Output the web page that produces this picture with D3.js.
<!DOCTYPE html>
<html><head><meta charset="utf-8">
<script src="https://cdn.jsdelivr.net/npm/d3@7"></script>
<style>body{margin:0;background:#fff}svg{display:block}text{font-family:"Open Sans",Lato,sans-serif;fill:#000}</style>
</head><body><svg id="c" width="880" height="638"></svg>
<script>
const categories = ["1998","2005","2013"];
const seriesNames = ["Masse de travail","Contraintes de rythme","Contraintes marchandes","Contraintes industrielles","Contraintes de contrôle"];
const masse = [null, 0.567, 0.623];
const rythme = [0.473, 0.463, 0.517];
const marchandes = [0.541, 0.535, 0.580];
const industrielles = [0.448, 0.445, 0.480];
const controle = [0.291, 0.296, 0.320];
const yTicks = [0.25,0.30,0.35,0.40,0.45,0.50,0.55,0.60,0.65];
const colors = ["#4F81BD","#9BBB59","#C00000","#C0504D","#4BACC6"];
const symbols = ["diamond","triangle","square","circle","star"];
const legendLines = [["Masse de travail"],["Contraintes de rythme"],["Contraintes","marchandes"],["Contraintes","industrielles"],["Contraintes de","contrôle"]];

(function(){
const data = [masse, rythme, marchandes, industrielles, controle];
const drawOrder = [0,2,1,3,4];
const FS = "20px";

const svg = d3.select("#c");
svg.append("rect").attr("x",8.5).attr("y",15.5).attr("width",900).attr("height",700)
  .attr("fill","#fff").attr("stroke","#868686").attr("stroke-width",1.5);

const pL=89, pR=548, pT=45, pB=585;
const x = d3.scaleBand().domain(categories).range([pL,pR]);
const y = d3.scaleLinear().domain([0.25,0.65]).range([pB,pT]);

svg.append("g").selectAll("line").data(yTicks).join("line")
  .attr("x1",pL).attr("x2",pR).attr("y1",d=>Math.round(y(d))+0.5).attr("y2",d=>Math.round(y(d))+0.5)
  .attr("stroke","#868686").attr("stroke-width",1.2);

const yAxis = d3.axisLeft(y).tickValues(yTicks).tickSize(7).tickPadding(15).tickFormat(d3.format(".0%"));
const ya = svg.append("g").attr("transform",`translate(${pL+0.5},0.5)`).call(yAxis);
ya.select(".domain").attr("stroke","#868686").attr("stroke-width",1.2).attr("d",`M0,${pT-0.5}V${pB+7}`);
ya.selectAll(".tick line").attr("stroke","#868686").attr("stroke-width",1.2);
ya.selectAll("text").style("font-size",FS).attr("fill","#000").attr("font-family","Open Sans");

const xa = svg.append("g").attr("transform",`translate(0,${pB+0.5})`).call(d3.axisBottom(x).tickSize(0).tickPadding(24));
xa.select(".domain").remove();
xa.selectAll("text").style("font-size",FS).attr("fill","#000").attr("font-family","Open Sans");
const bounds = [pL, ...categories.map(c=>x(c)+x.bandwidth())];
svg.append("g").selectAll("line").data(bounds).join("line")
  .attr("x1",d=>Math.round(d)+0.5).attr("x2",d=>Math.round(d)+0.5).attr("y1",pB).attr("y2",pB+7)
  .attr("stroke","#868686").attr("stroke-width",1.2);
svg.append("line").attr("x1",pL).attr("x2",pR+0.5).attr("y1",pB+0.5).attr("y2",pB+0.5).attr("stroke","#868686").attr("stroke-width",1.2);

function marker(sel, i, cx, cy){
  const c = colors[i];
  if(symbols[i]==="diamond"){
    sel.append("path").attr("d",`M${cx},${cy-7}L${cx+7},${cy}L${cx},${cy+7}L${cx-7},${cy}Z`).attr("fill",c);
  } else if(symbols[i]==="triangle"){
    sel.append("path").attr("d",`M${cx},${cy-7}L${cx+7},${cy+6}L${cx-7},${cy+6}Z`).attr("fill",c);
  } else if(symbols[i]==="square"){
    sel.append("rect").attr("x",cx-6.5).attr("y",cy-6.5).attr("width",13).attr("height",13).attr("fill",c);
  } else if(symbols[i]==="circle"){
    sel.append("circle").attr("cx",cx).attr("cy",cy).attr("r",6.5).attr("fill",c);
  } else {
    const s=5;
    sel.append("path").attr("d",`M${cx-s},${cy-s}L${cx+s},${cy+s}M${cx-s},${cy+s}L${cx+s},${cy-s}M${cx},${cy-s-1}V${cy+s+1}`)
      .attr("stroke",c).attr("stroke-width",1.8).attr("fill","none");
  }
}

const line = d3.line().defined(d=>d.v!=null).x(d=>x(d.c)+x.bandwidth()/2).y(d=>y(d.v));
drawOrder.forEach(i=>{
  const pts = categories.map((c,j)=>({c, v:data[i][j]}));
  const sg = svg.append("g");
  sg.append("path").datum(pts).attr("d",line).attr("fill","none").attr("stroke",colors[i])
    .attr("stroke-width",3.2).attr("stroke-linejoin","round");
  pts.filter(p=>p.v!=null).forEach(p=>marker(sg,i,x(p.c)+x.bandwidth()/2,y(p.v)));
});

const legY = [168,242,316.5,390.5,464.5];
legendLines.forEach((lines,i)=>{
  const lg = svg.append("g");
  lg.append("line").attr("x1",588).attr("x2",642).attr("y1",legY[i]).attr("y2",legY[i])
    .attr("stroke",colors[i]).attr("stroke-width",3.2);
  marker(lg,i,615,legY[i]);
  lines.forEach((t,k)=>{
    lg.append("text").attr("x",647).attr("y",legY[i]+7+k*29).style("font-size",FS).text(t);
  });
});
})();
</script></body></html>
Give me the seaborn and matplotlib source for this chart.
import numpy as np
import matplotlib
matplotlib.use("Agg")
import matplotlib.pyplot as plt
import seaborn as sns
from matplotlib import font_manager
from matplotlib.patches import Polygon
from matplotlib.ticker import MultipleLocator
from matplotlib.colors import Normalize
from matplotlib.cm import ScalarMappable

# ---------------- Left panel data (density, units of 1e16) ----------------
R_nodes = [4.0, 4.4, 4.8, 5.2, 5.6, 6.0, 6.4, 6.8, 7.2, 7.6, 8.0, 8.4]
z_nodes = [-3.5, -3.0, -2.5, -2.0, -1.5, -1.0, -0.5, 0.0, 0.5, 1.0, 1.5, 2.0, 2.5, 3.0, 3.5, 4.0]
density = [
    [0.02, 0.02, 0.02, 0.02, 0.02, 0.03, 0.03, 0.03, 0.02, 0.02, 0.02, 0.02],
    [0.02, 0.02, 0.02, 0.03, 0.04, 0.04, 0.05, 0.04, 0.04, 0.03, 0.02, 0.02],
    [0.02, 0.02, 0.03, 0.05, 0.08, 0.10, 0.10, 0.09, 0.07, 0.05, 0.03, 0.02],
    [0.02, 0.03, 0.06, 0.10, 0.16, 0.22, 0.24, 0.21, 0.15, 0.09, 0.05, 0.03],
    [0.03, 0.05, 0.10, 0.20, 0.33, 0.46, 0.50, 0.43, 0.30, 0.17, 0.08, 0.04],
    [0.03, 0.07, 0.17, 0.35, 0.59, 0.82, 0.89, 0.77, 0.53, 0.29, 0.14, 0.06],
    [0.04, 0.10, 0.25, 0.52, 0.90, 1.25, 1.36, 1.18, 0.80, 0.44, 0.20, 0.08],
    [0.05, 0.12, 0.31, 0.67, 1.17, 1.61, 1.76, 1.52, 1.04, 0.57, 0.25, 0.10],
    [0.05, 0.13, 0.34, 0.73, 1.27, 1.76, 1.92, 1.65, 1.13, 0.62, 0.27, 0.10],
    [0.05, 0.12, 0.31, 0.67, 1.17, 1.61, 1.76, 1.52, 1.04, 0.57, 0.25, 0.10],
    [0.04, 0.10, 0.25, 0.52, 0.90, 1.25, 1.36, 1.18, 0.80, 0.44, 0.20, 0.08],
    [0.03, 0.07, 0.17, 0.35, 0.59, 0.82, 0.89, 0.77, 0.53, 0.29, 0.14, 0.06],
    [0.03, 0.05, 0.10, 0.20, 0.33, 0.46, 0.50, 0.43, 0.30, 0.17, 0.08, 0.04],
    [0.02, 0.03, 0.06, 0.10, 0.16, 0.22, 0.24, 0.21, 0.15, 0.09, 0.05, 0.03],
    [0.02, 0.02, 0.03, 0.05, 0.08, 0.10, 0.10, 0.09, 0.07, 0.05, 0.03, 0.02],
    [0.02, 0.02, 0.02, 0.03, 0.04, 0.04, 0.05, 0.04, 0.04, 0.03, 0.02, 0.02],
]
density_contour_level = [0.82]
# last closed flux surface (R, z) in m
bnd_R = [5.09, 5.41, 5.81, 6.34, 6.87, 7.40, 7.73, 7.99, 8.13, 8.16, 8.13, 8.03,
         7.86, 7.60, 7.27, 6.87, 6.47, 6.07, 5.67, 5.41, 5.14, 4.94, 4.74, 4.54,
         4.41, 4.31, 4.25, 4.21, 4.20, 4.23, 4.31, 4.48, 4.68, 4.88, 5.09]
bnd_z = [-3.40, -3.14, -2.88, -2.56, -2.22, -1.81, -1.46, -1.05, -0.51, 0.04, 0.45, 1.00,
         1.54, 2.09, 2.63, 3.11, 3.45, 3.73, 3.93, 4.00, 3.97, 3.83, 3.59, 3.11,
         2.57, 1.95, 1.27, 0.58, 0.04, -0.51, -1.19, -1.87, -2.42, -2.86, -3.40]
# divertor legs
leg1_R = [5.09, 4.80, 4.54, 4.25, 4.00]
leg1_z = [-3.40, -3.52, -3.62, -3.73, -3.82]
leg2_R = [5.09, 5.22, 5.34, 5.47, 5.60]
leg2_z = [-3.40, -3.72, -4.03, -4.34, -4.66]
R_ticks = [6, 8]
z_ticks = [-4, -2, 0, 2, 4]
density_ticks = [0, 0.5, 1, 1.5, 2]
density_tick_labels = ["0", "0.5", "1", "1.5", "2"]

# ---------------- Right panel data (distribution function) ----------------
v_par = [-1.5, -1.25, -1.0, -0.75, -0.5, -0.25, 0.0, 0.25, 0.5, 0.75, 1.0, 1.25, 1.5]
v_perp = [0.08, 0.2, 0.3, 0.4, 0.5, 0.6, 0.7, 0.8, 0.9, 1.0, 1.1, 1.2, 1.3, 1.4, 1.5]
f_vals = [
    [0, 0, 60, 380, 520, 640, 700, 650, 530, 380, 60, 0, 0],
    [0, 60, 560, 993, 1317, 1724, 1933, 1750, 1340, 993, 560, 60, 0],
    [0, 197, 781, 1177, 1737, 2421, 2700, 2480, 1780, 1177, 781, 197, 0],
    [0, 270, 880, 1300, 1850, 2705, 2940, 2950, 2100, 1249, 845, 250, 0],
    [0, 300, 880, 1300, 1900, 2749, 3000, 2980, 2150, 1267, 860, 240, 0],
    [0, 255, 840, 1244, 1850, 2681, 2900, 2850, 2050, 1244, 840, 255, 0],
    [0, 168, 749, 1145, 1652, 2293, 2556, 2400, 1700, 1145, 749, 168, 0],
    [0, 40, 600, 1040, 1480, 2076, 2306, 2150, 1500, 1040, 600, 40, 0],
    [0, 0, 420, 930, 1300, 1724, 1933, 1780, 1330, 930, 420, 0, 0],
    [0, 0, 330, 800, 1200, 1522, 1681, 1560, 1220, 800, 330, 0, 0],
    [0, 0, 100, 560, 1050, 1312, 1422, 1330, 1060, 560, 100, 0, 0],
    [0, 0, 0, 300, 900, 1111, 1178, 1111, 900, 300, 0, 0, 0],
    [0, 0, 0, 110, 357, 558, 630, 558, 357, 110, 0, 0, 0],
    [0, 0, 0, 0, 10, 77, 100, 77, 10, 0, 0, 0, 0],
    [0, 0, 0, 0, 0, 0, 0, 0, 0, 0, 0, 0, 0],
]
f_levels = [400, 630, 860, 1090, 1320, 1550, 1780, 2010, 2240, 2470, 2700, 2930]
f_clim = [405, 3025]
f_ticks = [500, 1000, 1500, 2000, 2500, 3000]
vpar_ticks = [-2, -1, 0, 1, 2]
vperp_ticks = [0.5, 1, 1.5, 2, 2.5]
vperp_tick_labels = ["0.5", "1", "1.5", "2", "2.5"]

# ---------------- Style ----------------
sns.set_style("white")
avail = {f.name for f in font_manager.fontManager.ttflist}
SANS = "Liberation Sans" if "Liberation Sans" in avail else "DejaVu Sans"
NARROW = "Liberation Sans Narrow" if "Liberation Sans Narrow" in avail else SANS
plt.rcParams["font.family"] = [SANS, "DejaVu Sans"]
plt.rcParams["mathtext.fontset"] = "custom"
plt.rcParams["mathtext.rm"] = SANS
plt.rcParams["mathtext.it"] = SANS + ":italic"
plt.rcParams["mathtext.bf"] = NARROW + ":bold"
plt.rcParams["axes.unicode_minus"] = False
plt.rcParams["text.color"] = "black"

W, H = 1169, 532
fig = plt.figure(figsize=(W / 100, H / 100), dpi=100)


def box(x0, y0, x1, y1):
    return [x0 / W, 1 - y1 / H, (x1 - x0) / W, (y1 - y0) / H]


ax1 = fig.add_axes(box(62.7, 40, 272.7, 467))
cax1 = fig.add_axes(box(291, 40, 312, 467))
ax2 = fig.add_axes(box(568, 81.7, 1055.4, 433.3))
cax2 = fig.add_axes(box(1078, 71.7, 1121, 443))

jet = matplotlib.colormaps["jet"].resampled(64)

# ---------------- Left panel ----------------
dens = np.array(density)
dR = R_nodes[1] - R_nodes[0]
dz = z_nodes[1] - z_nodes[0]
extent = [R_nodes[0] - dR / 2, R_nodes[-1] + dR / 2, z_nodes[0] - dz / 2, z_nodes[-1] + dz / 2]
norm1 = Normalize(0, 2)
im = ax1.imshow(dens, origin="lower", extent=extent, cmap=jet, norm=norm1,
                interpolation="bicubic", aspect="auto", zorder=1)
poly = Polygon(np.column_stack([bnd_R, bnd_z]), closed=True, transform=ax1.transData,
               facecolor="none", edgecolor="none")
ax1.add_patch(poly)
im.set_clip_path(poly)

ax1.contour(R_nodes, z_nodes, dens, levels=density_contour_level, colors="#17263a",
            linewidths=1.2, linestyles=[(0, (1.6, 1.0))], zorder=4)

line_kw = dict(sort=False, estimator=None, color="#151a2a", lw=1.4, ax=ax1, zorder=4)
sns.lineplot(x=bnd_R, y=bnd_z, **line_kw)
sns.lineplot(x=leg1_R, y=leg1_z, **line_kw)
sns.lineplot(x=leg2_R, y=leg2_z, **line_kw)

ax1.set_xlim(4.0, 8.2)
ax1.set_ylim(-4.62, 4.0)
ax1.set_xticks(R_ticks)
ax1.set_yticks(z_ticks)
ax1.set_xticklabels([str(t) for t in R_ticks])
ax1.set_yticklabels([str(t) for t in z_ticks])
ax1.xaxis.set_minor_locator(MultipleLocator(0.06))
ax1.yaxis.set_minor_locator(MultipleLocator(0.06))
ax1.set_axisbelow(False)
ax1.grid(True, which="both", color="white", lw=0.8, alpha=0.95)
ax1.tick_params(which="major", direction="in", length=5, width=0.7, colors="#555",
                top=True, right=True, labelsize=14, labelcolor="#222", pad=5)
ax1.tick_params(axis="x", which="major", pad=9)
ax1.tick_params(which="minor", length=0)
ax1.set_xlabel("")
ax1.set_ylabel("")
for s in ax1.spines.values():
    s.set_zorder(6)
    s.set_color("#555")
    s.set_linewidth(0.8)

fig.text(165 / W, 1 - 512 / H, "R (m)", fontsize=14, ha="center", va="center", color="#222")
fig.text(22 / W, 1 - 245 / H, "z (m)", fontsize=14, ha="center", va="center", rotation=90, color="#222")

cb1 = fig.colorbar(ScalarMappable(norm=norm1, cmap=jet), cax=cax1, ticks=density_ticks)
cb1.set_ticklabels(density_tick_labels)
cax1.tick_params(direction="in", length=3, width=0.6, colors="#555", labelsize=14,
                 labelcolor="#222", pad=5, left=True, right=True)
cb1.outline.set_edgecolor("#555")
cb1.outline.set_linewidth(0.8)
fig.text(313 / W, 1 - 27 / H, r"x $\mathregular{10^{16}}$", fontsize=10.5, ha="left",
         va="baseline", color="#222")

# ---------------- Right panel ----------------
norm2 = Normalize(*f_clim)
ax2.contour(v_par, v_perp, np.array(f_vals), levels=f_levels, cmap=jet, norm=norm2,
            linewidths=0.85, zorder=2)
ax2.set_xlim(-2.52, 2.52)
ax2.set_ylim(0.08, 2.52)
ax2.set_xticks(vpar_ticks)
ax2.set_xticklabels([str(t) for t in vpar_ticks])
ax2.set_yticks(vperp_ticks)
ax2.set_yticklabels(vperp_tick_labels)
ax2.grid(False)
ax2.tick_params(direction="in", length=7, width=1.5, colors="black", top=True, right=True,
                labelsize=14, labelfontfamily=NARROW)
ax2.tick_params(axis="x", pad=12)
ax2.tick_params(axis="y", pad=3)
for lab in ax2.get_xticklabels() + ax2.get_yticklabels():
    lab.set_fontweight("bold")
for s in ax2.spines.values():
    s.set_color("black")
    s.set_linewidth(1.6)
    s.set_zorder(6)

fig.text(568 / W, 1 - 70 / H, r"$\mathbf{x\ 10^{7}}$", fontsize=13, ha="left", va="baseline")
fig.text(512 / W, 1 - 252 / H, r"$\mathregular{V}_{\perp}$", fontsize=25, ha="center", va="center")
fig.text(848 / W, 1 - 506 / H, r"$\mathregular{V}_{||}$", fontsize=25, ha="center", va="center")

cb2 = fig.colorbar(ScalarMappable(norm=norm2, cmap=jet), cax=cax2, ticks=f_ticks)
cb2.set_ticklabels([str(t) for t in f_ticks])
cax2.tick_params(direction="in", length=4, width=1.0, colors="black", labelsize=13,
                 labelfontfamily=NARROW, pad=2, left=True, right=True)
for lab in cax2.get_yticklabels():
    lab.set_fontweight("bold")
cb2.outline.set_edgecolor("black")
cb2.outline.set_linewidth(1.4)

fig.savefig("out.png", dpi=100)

### TASK DESCRIPTION
Count every line above that holds the string "seaborn" and give the total, nothing more.

### RESULT
2